There's something inherently fascinating about movies in which actors direct themselves. On some deep, private level, most actors likely believe they'd be better off following their own muses instead of letting some interfering yahoo dictate their movements, but it's rare for an actor-directed film to actually support that theory. King Of The Corner, the feature-directing debut of Local Hero and Crossing Delancey star Peter Riegert, certainly does nothing to boost the case for actors-turned-self-directors. As a director, Riegert seems more interested in giving himself good monologue opportunities than assembling a good film, and as an actor, he's more in control than in character.

Riegert stars as the mildly crabby patriarch of a sprawling family that seems as sheepish, cautious, and uncommitted to drama as he does. His intelligent, respectful, soft-spoken daughter (Ashley Johnson) is deemed "out of control" because she comes home late from a date, while his marriage to Isabella Rossellini is declared to be in crucial danger because she seems mildly irked when he has an affair. His marketing-firm protégé (Jake Hoffman) is apologetically stabbing him in the back, and his irascible father (Eli Wallach, the only cast member who feels entirely present) is talking calmly about his impending death. Riegert reacts to all this with a grumble and an occasional burst of temper, but his emotions are as tepid as his problems, and there's virtually no tension in his low-stakes issues, just as there's little tension in Riegert's slow pacing and long, clumsy takes.
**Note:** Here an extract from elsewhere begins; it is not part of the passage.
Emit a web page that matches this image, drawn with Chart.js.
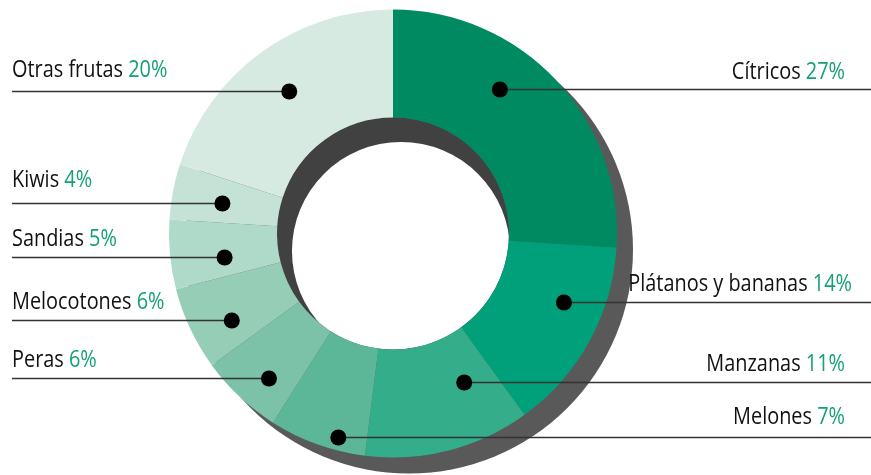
<!DOCTYPE html>
<html>
<head>
<meta charset="utf-8">
<script src="https://cdn.jsdelivr.net/npm/chart.js@4"></script>
<style>
  html, body { margin: 0; padding: 0; background: #fff; }
  #wrap { width: 871px; height: 475px; }
</style>
</head>
<body>
<div id="wrap"><canvas id="chart" width="871" height="475"></canvas></div>
<script>
// data
const categories = ['Cítricos', 'Plátanos y bananas', 'Manzanas', 'Melones', 'Peras',
                    'Melocotones', 'Sandias', 'Kiwis', 'Otras frutas'];
// percentages printed in the labels
const shares = [27, 14, 11, 7, 6, 6, 5, 4, 20];
// slice sizes as drawn in the picture (the first slices are drawn a bit off their labels)
const arcShares = [26, 14, 12, 7, 6, 6, 5, 4, 20];
const sliceColors = ['#008a62', '#00a07a', '#33ad8a', '#5bb797', '#7bc2a8',
                     '#96cdb7', '#afd9c8', '#c4e3d6', '#d7eae2'];

// where the dot sits inside each slice (fraction of angle, fraction of ring depth),
// which side the label goes to and how far the text sits above its leader line
const labelSide = ['right', 'right', 'right', 'right', 'left', 'left', 'left', 'left', 'left'];
const dotAngleFrac = [0.39, 0.36, 0.24, 0.31, 0.38, 0.36, 0.36, 0.45, 0.5];
const dotDepthFrac = [0.59, 0.63, 0.45, 0.88, 0.69, 0.62, 0.5, 0.53, 0.56];
const textGap = [11, 12, 12, 14, 12, 12, 12, 17, 15];
const rightTextEnd = [845, 852, 845, 845, 0, 0, 0, 0, 0];

const FONT = '23px "Open Sans", "Noto Sans", sans-serif';
const FONT_SQUEEZE = 0.865;
const PCT_GREEN = '#15a079';

const shadowPlugin = {
  id: 'shadow',
  beforeDatasetsDraw(chart) {
    const arc = chart.getDatasetMeta(0).data[0];
    if (!arc) return;
    const { x, y, outerRadius, innerRadius } = arc.getProps(['x', 'y', 'outerRadius', 'innerRadius'], true);
    const ctx = chart.ctx;
    ctx.save();
    // outer drop shadow
    ctx.fillStyle = '#595959';
    ctx.beginPath();
    ctx.arc(x + 16, y + 16, outerRadius, 0, Math.PI * 2);
    ctx.fill();
    // hole: dark crescent then white
    ctx.beginPath();
    ctx.arc(x, y, innerRadius, 0, Math.PI * 2);
    ctx.fillStyle = '#414141';
    ctx.fill();
    ctx.clip();
    ctx.fillStyle = '#ffffff';
    ctx.beginPath();
    ctx.arc(x + 8, y + 17.5, innerRadius - 7, 0, Math.PI * 2);
    ctx.fill();
    ctx.restore();
  }
};

function drawSqueezed(ctx, text, x, y) {
  ctx.save();
  ctx.translate(x, y);
  ctx.scale(FONT_SQUEEZE, 1);
  ctx.fillText(text, 0, 0);
  ctx.restore();
}

const calloutPlugin = {
  id: 'callouts',
  afterDatasetsDraw(chart) {
    const ctx = chart.ctx;
    const meta = chart.getDatasetMeta(0);
    ctx.save();
    ctx.font = FONT;
    ctx.textBaseline = 'alphabetic';
    ctx.textAlign = 'left';
    meta.data.forEach((el, i) => {
      const p = el.getProps(['x', 'y', 'startAngle', 'endAngle', 'innerRadius', 'outerRadius'], true);
      const a = p.startAngle + dotAngleFrac[i] * (p.endAngle - p.startAngle);
      const r = p.innerRadius + dotDepthFrac[i] * (p.outerRadius - p.innerRadius);
      const dx = p.x + r * Math.cos(a);
      const dy = Math.round(p.y + r * Math.sin(a)) + 0.5;

      ctx.strokeStyle = '#333333';
      ctx.lineWidth = 1.4;
      ctx.beginPath();
      if (labelSide[i] === 'left') {
        ctx.moveTo(12, dy);
        ctx.lineTo(dx, dy);
      } else {
        ctx.moveTo(dx, dy);
        ctx.lineTo(chart.width, dy);
      }
      ctx.stroke();

      ctx.fillStyle = '#000';
      ctx.beginPath();
      ctx.arc(dx, dy, 8, 0, Math.PI * 2);
      ctx.fill();

      const name = categories[i] + ' ';
      const pct = shares[i] + '%';
      const ty = dy - textGap[i];
      const wName = ctx.measureText(name).width * FONT_SQUEEZE;
      const wPct = ctx.measureText(pct).width * FONT_SQUEEZE;
      const tx = labelSide[i] === 'left' ? 12 : rightTextEnd[i] - wName - wPct;
      ctx.fillStyle = '#111111';
      drawSqueezed(ctx, name, tx, ty);
      ctx.fillStyle = PCT_GREEN;
      drawSqueezed(ctx, pct, tx + wName, ty);
    });
    ctx.restore();
  }
};

new Chart(document.getElementById('chart').getContext('2d'), {
  type: 'doughnut',
  data: {
    labels: categories,
    datasets: [{
      data: arcShares,
      backgroundColor: sliceColors,
      borderWidth: 0,
      offset: 0,
      hoverOffset: 0
    }]
  },
  options: {
    responsive: false,
    devicePixelRatio: 1,
    animation: false,
    cutout: '51.8%',
    layout: { padding: { left: 0, right: 85, top: 9.5, bottom: 17.5 } },
    plugins: {
      legend: { display: false },
      tooltip: { enabled: false }
    },
    events: []
  },
  plugins: [shadowPlugin, calloutPlugin]
});
</script>
</body>
</html>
Riegert co-wrote King Of The Corner's script with Gerald Shapiro, working from Shapiro's short-story collection Bad Jews And Other Stories, and the result does feel like a compressed anthology. The story stammers through too many plotlines and too many directions without committing to any of them, at least until Riegert takes the stage for a final tearful, camera-hogging speech. King Of The Corner isn't terrible by any means; some of its ping-pong-match dialogue is evocative, and it's competently constructed and delivered. But with a more ruthless hand at the helm, snipping Riegert's self-indulgences and goading him into taking risks with his character, it might have been memorable. Instead, it's a low-key actor's showreel, harmless and toothless and sleepy. It'd go pretty well with a glass of warm milk.